The next season? Martinez tried to make sure history would not forget him, and it's our goal to further underscore a year lost in the shadows of the gilded age. After all, who remembers 1997 these days, the only season without a pennant before (shudders) 2002?

The postseason did not go so well. Still, there was a whole summer when Martinez's Home Run Derby was the top association between "1997 Yankees" and "Cleveland," as he laid waste to Jacobs Field and hoisted the trophy. He'd earned the All-Star nod and showcase by hitting .302 with 28 homers and a .989 OPS for the defending champs; not only did he start the game, but he batted cleanup, tucked between Ken Griffey Jr. and another Martinez (Edgar). For Mariners fans, this lineup was torture; add in Alex Rodriguez in the two-hole, and that could've been four consecutive Ms if not for the 1995 trade that shipped Tino East. But for Yankees fans, it was a rightful anointing.
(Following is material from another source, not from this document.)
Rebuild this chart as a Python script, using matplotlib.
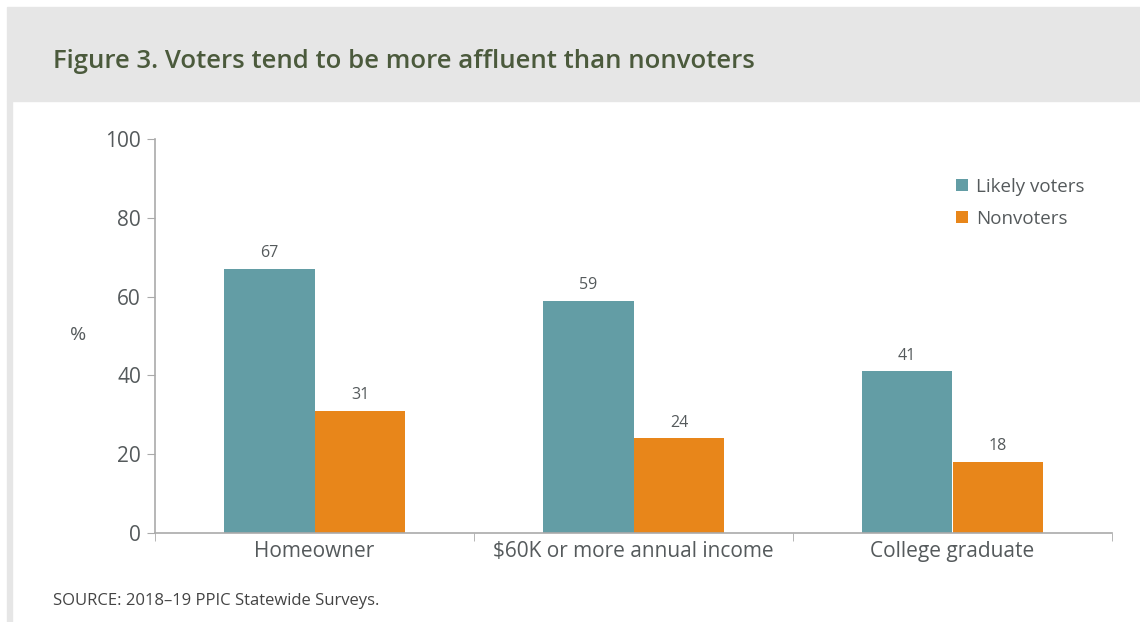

His best power month was May, when he smashed 11 homers. His best OPS? June (1.037). Best average? August; he hit .327 with five long balls. There wasn't a month where Martinez didn't make an impressive mark. He was, suddenly, the face of baseball, as his mustachioed predecessor had been in the previous decade.
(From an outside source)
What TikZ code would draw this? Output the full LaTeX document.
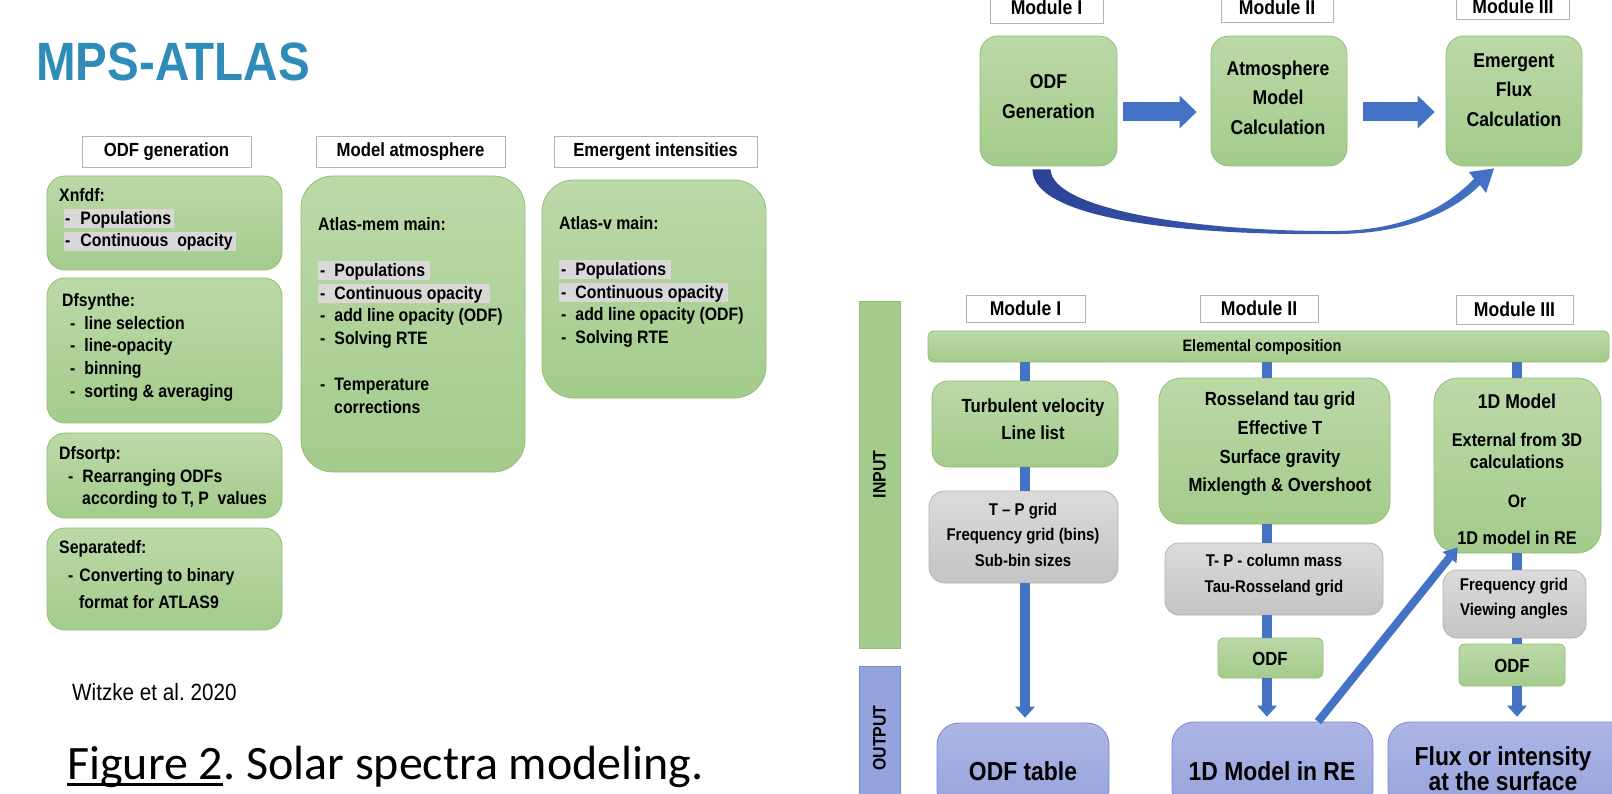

While there would be no "Hang Onto the ROOF!" moment for Martinez in the Yankees' singular series that October, his time would come; he made Yankee Stadium collapse with a 1998 World Series grand slam, and sent the Diamondbacks into slackjawed disbelief a few years later. 1997 was, though, the year Martinez arrived and took over the world; he finished second in the AL MVP race (to Junior's 56 homers, hard to argue), but took home the well-deserved Silver Slugger at first base to go along with the crystal Derby trophy for his mantel.

To win the Silver Slugger, he took down the three first basemen who made the AL All-Star roster behind him: Mark McGwire (traded midseason to St. Louis and all but eliminated), Jim Thome, and Frank Thomas. Major Stars, all of them, once again defeated by a Perfect Fit. That's what used to happen around these parts, after all.